# Converting APS Film to digital - suggestions?



## nycmusicgirl (Aug 9, 2005)

I've got 7 rolls of APS film that I'd like to convert to a DVD or a few CDs.  There are a lot of services that offer this online, but many are in the UK and I'm in NYC.  Knowing that there are TONS of photography stores in Manhattan, I'm not quite sure where to start to find this service.  However, I'd be willing to mail it to a company to convert them as long as the price/quality are good.  Doing it in Manhattan is best so I can avoid shipping charges.

I don't need/want to buy a scanner (no room for it, these 7 rolls are all I need to do).

Thank you so much for any advice.


----------



## airgunr (Aug 9, 2005)

Short of having a film scanner with a APS adaptor you will need to take it in to a shop or send it off as you have found out.   I would suggest just calling around, maybe B&H in NY City?  I don't know if they process film or just sell.  You could get a photo magazine and look in the ads in back for a company that does this.  Basically you'll have to call around a bit.


----------



## summers_enemy (Aug 9, 2005)

Should be easy enough to do if I'm reading your post right   Take the rolls into any photo lab and ask them to put the pictures on a high quality CD for you.  Any good lab will at least be able to do TIFs at the customer's request.  Expect to purchase 1 CD per roll of film.  Around here CD's like that go for roughly $5 a piece. 

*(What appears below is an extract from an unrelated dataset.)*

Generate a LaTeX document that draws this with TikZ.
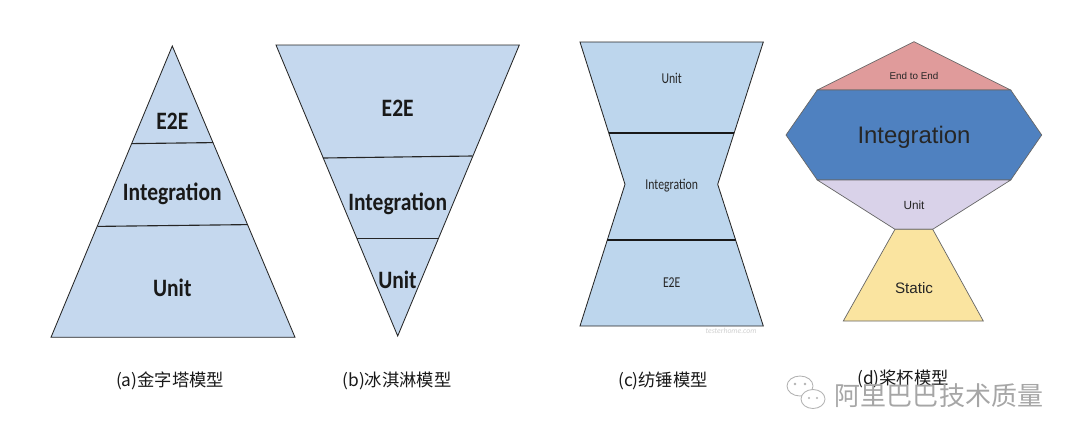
\documentclass[tikz,border=0pt]{standalone}
\usepackage{fontspec}
\setmainfont{Carlito}
\newfontfamily\arialf{Liberation Sans}
\newfontfamily\cjkf{Noto Sans CJK SC}
\definecolor{pyrblue}{RGB}{197,216,238}
\definecolor{spinblue}{RGB}{189,214,237}
\definecolor{e2epink}{RGB}{224,155,155}
\definecolor{intblue}{RGB}{79,129,192}
\definecolor{unitlav}{RGB}{217,210,233}
\definecolor{statyel}{RGB}{250,228,160}
\begin{document}
\begin{tikzpicture}[x=0.025cm,y=-0.025cm,
  shapeline/.style={draw=black!85,line width=0.6pt,line join=miter},
  divline/.style={draw=black!85,line width=0.8pt},
  thickdiv/.style={draw=black!90,line width=1.4pt},
  dline/.style={draw=black!60,line width=0.5pt},
  boldlab/.style={font=\bfseries\fontsize{17.8}{20}\selectfont,xscale=0.86,inner sep=0pt,text height=0.63em,text depth=0pt,text=black!90},
  spinlab/.style={font=\fontsize{10.7}{12}\selectfont,xscale=0.78,inner sep=0pt,text height=0.63em,text depth=0pt,text=black!85},
  alab/.style={font=\arialf,inner sep=0pt,text height=0.72em,text depth=0pt,text=black!85},
  caplab/.style={font=\cjkf\fontsize{12.3}{14}\selectfont,inner sep=0pt,text=black!90},
]
\path[use as bounding box,fill=white] (0,0) rectangle (1080,443);

% (a) pyramid
\path[shapeline,fill=pyrblue] (172.3,46) -- (295,337.3) -- (51,337.3) -- cycle;
\draw[divline] (131.9,143.6) -- (213.2,142.6);
\draw[divline] (97.6,226.4) -- (247.9,224.6);
\node[boldlab] (a1) at (172.3,125) {E2E};
\node[boldlab] (a2) at (172.3,196) {Integration};
\node[boldlab] (a3) at (172.3,292.5) {Unit};

% (b) ice cream cone
\path[shapeline,fill=pyrblue] (276,45) -- (519.3,45) -- (397.7,336) -- cycle;
\draw[divline] (322.8,158) -- (472.5,156);
\draw[divline] (357,238.7) -- (438.4,238.7);
\node[boldlab] (b1) at (397.7,112.5) {E2E};
\node[boldlab] (b2) at (397.7,206.5) {Integration};
\node[boldlab] (b3) at (397.5,284) {Unit};

% (c) spindle
\path[shapeline,fill=spinblue] (580,42) -- (763.3,42) -- (717.7,184.3) -- (763.3,326) -- (580,326) -- (625,184.3) -- cycle;
\draw[thickdiv] (608.9,133.3) -- (734.0,133.3);
\draw[thickdiv] (607.3,240) -- (735.6,240);
\node[spinlab] (c1) at (671.7,79.5) {Unit};
\node[spinlab] (c2) at (671.7,185.5) {Integration};
\node[spinlab] (c3) at (671.7,283) {E2E};
\node[font=\itshape\fontsize{5.5}{6}\selectfont,text=black!18,inner sep=0pt] (wm1) at (731,331) {testerhome.com};

% (d) paddle cup
\path[dline,fill=e2epink] (914,41.7) -- (1010.7,90) -- (817.3,90) -- cycle;
\path[dline,fill=intblue] (817.3,90) -- (1010.7,90) -- (1041.7,135) -- (1010.7,180) -- (817.3,180) -- (786,135) -- cycle;
\path[dline,fill=unitlav] (817.3,180) -- (1010.7,180) -- (932.7,229.3) -- (895,229.3) -- cycle;
\path[dline,fill=statyel] (895,229.3) -- (932.7,229.3) -- (983.3,321) -- (843.3,321) -- cycle;
\node[alab,font=\arialf\fontsize{7}{8}\selectfont] (d1) at (914,74) {End to End};
\node[alab,font=\arialf\fontsize{17}{19}\selectfont] (d2) at (914,138.5) {Integration};
\node[alab,font=\arialf\fontsize{8.4}{10}\selectfont] (d3) at (914,204) {Unit};
\node[alab,font=\arialf\fontsize{10.8}{12}\selectfont] (d4) at (914,288) {Static};

% captions
\node[caplab] (capa) at (170,380.5) {(a)金字塔模型};
\node[caplab] (capb) at (397,380.5) {(b)冰淇淋模型};
\node[caplab] (capc) at (663,380.5) {(c)纺锤模型};
\node[caplab] (capd) at (903,378.5) {(d)桨杯模型};

% watermark
\begin{scope}[draw=black!30,line width=0.6pt]
  \draw[fill=white] (800,386) ellipse (13 and 10);
  \fill[black!30] (795,384) circle (1.4) (805,384) circle (1.4);
  \draw[fill=white] (813,399) ellipse (12 and 9.5);
  \fill[black!30] (809,398) circle (1.2) (817,398) circle (1.2);
\end{scope}
\node[font=\cjkf\fontsize{18.5}{20}\selectfont,text=black!35,inner sep=0pt] (wm2) at (939,396) {阿里巴巴技术质量};
\end{tikzpicture}
\end{document}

I personally would not let them send out the film, there are plenty of one hour labs that can provide this service for you without any risk to your negatives. However, be nice and don't stalk the lab, making CDs like this can take some time and if you want quality go back in for them the next day


----------



## fadingaway1986 (Aug 10, 2005)

I have heard APS films don't convert too well, as they are a 24mm film rather than a 35mm film - you won't get the quality...

Although, that said - you might be able to get quality by paying for a better service.


----------



## summers_enemy (Aug 10, 2005)

That's a good point; you're not going to see the quality you would off a 35mm...but then again if you're used to the print quality of APS that should come as no surprise


----------



## nycmusicgirl (Aug 10, 2005)

Thanks for the advice - B&H does offer it but the 'person who knows the pricing' had stepped away, so I will just go in and get it done there...

Yes - APS images are not going to be great quality, but I have these old rolls that I'm dying to know what's on them, and it's worth spending the $$$ to do so!


----------



## n1patrick (Aug 11, 2005)

[font=&quot]I've just finished scanning about 20 rolls of old APS film and the quality is indeed horrible. I suggest getting Neat Image or Noise Ninja to clean up the grain (which is very visible). It was the only way I found to get a usable image. By the way I did all my scanning with a Nikon IV and APS adaptor.[/font]


----------



## airgunr (Aug 12, 2005)

I scanned a roll of APS on my Coolscann 5000 and they were pretty good.  Not quite as good as slides but quite acceptable.


----------



## n1patrick (Aug 12, 2005)

Really? Do you use Nikon software or Vuescan? What settings did you use? When I scan at max res without ICE or GEM I can see more grain than detail. I did all my scans using Nikon software with ICE on max and GEM on 3.


----------



## airgunr (Aug 13, 2005)

I'm using the Nikon Software that came with the scanner and it's default setting although I did use the Digital ICE. Like I said, it's accpetable but certainly not up to slides. I didn't get real grainy images but there is a little to them.

Are you using the Coolscann 5000 ED?


----------



## n1patrick (Aug 15, 2005)

No I'm using the coolscan IV. I scan at max res 2900 dpi (max for this machine). I've experimented with a number of different settings and found that setting ICE on "fine" and GEM on 3 is best for me. 

I'm wondering if the coolscan 5000 would make that much a difference in quality. I was thinking of upgrading to the V or 5000 but not sure if I'd gain enough to make it worth it, I can already see the grain. 

I can post some example crops if you are interested.


----------



## airgunr (Aug 15, 2005)

The Coolscan 5000 is my first and only venture into scanners so I don't have enough experience in others to be able to tell you if it's that much better than the IV version.  I don't know how much the higher resolution factor effects the end product.  The 5000 is 4000 dpi, maybe that is what is making the difference?


----------